Antonio padecía la cruel enfermedad del olvido que se fue manifestando poco a poco, hasta que, el pasado verano, ya decidió irrumpir violentamente en su salud y terminó deviniendo en su deceso. La noticia de su gravedad, primero, y de su muerte, después, que me llegaron puntualmente a través de Juan Garrido, me partieron el corazón porque, han de saber incluso quienes finjan ignorarlo, que yo quería a Antonio Hernández. Mucho, muchísimo. Y se que él me correspondía, lo que me reconforta en esta difícil hora porque los duelos en desafecto son puro desamparo. Siempre agradeceré, y nunca olvidaré, el magnífico prólogo que escribió para mi poemario “Ha callado el silencio”, una de sus últimas publicaciones, como sé que él también se llevó en su corazón el extenso artículo que escribí para el periódico local de su pueblo, “Viva Arcos”, en julio de 2023, cuando varios escritores amigos suyos —entre ellos Alfonso Guerra, por cierto—, fuimos invitados a rendirle tributo con motivo de su 80 cumpleaños. Precisamente, voy a terminar esta entrada/obituario entresacando un párrafo de ese artículo que con tanto cariño escribí por y para él, el mismo con el que siempre vivirá en mi corazón:
“Antonio Hernández tiene más que una “habitación en Arcos” y yo a un maestro y un amigo, él. Su habitación arcense es un poemario de 1997 en el que el maestro vuelve con la palabra al pueblo del que nunca se fue porque él no solo nació en Arcos, es Arcos. Y eso que su padre era de San Fernando y su Mari Luz, su querida Mari Luz, hija del teniente de la Guardia Civil del pueblo y él siempre sospechoso del delito de rebeldía. Antonio es, por ello, hijo del viento que hermana la campiña jerezana con la serranía gaditana. Su padre, hijo de la sal.
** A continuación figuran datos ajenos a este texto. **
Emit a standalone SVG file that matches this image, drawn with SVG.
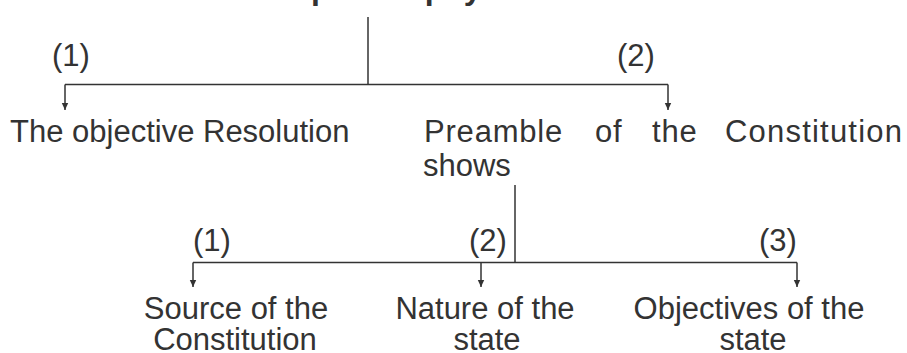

Como en la familia de Antonio, todo en Cádiz es hijo de la sal mediterránea y del viento atlántico que, cuando hacen el amor, nace la poesía y por tanto los poetas. Porque, sépanlo, la poesía fue antes que los poetas. Cádiz, en particular, y Andalucía, en general, son tierras fértiles para la inspiración poética, por ello hay tantos y tan buenos vates gaditanos y andaluces y, entre los mejores, Antonio Hernández, “poetísimo” —que es la forma de sincopar grandísimo y poeta— ya desde su misma cuna pues no es posible apellidarse Hernández y no tararear unas nanas de la cebolla, aunque sean las del hambre, y dejar de ver la luz de los rayos que no cesan. El hijo de Antonio se llama Miguel porque Antonio padre ya era hijo de Miguel Hernández, el padre de las nanas y el hijo del incesante rayo que se murió, más de pena que de tuberculosis, en una cárcel, con el eufemístico nombre de reformatorio, porque no le dejaban pensar lo que pensaba ni sentir lo que sentía. Y también es hijo de Machado, de Rosales, de Juan Ramón, de Alberti, de Neruda, de Celaya, de Baudelaire, de Verlaine o de Rimbaud…, siempre en busca de las soluciones imaginarias”.